According to the report, the Surya is an intercontinental-range, surface-based, solid and liquid propellant ballistic missile. The report further adds that Surya is the most ambitious project in India's Integrated Guided Missile Development Programme.The Surya is speculated to have a range between 10,000 to 16,000 kilometers.[2]
As the missile is yet to be developed, the specifications of the missile are not known and the entire program continues to remain highly secretive.It is believed to be a three-stage design, with the first two stages using solid propellants and the third-stage using liquid. In 2007, the Times of India reported that the DRDO is yet to reveal whether India's currently proposed ICBM will be called Agni-V.[3] As of 2009 it was reported that the government had not considered an 10,000-km above range ICBM.[1]

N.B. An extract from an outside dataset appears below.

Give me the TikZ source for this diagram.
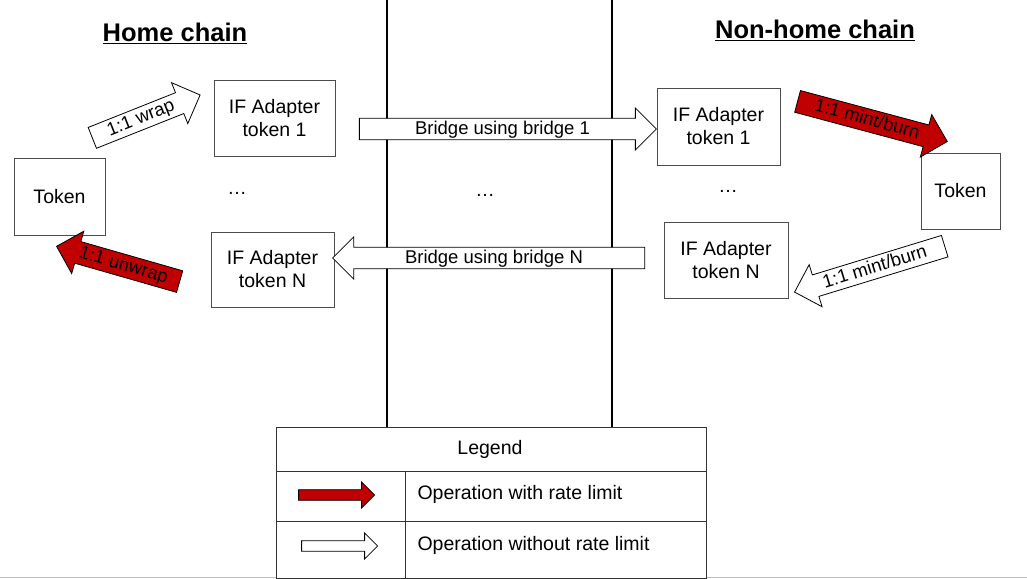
\documentclass[tikz,border=0pt]{standalone}
\usepackage{fontspec}
\setmainfont{Liberation Sans}
\usetikzlibrary{shapes.arrows}
\definecolor{rl}{HTML}{C00000}
\begin{document}
\begin{tikzpicture}[x=1pt,y=-1pt,
  box/.style={draw=black!70,line width=0.6pt,fill=white,align=center,font=\fontsize{19.5}{23}\selectfont,inner sep=0pt},
  arr/.style={single arrow,draw=black,line width=0.8pt,single arrow head extend=10pt,inner ysep=2pt,inner xsep=2pt,font=\fontsize{18.5}{20}\selectfont,minimum width=44pt,text height=13pt,text depth=3pt},
  red/.style={arr,fill=rl},
  wht/.style={arr,fill=white},
  title/.style={font=\bfseries\fontsize{25.5}{30}\selectfont},
  lbl/.style={font=\fontsize{19.5}{23}\selectfont}]
\useasboundingbox (0,0) rectangle (1027,578);
\draw[black!25] (0,577) -- (1027,577);
\node[title] (h) at (175,33) {\underline{Home chain}};
\node[title] (nh) at (815,30) {\underline{Non-home chain}};
\draw[line width=2.2pt] (387,0) coordinate (a1) -- (387,428) coordinate (a2);
\draw[line width=2.2pt] (612,0) coordinate (b1) -- (612,428) coordinate (b2);
\node[box,minimum width=91pt,minimum height=77pt] (tl) at (59.5,196.5) {Token};
\node[box,minimum width=121pt,minimum height=76pt] (a1l) at (274.5,118) {IF Adapter\\token 1};
\node[box,minimum width=123pt,minimum height=75pt] (anl) at (272.5,269.5) {IF Adapter\\token N};
\node[box,minimum width=123pt,minimum height=77pt] (a1r) at (718.5,126.5) {IF Adapter\\token 1};
\node[box,minimum width=124pt,minimum height=76pt] (anr) at (726,260) {IF Adapter\\token N};
\node[box,minimum width=79pt,minimum height=76pt] (tr) at (960.5,191) {Token};
\node[lbl] (d1) at (237,193) {\dots};
\node[lbl] (d2) at (485,195) {\dots};
\node[lbl] (d3) at (728,191) {\dots};
\node[wht,minimum height=297pt,minimum width=42pt,inner ysep=2pt] (b1a) at (502.5,129) {Bridge using bridge 1};
\node[wht,minimum height=312pt,minimum width=42pt,inner ysep=2pt,shape border rotate=180] (bna) at (494,258) {Bridge using bridge N};
\node[wht,minimum height=116pt,rotate=21.7] (w) at (141,118.5) {1:1 wrap};
\node[red,minimum height=128pt,rotate=-16,shape border rotate=180] (uw) at (123.5,265.5) {1:1 unwrap};
\node[red,minimum height=155pt,rotate=-15] (mb1) at (867,120) {1:1 mint/burn};
\node[wht,minimum height=157pt,rotate=17,shape border rotate=180] (mb2) at (875,267.5) {1:1 mint/burn};
\draw[black!80,line width=0.8pt,fill=white] (276,427) rectangle (706,578);
\draw[black!80,line width=0.8pt] (276,471) -- (706,471) (276,521) -- (706,521) (405,471) -- (405,578);
\node[lbl] (lg) at (490,449) {Legend};
\node[red,minimum height=76pt,minimum width=26pt,single arrow head extend=5pt,inner ysep=3pt,text height=0pt,text depth=0pt] (lr) at (334,495) {};
\node[wht,minimum height=76pt,minimum width=26pt,single arrow head extend=5pt,inner ysep=3pt,text height=0pt,text depth=0pt] (lw) at (337,546) {};
\node[lbl,anchor=west] (t1) at (414,494) {Operation with rate limit};
\node[lbl,anchor=west] (t2) at (414,545) {Operation without rate limit};
\end{tikzpicture}
\end{document}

Sources say the DRDO's most treasured dream—denied in public—remains the development of an ICBM with a range above 10,000 kilometres, already christened Surya or sun, to match Chinese DF-3 ICBMs that can hit US cities."DRDO scientists are working on miniaturising systems of Agni-III so that a third stage can be squeezed into the 16-metre-long missile to enable it to go up to 5,500 kilometres with the same 1.5-tonne payload,"DRDO chief M. Natarajan told reporters in New Delhi.[4]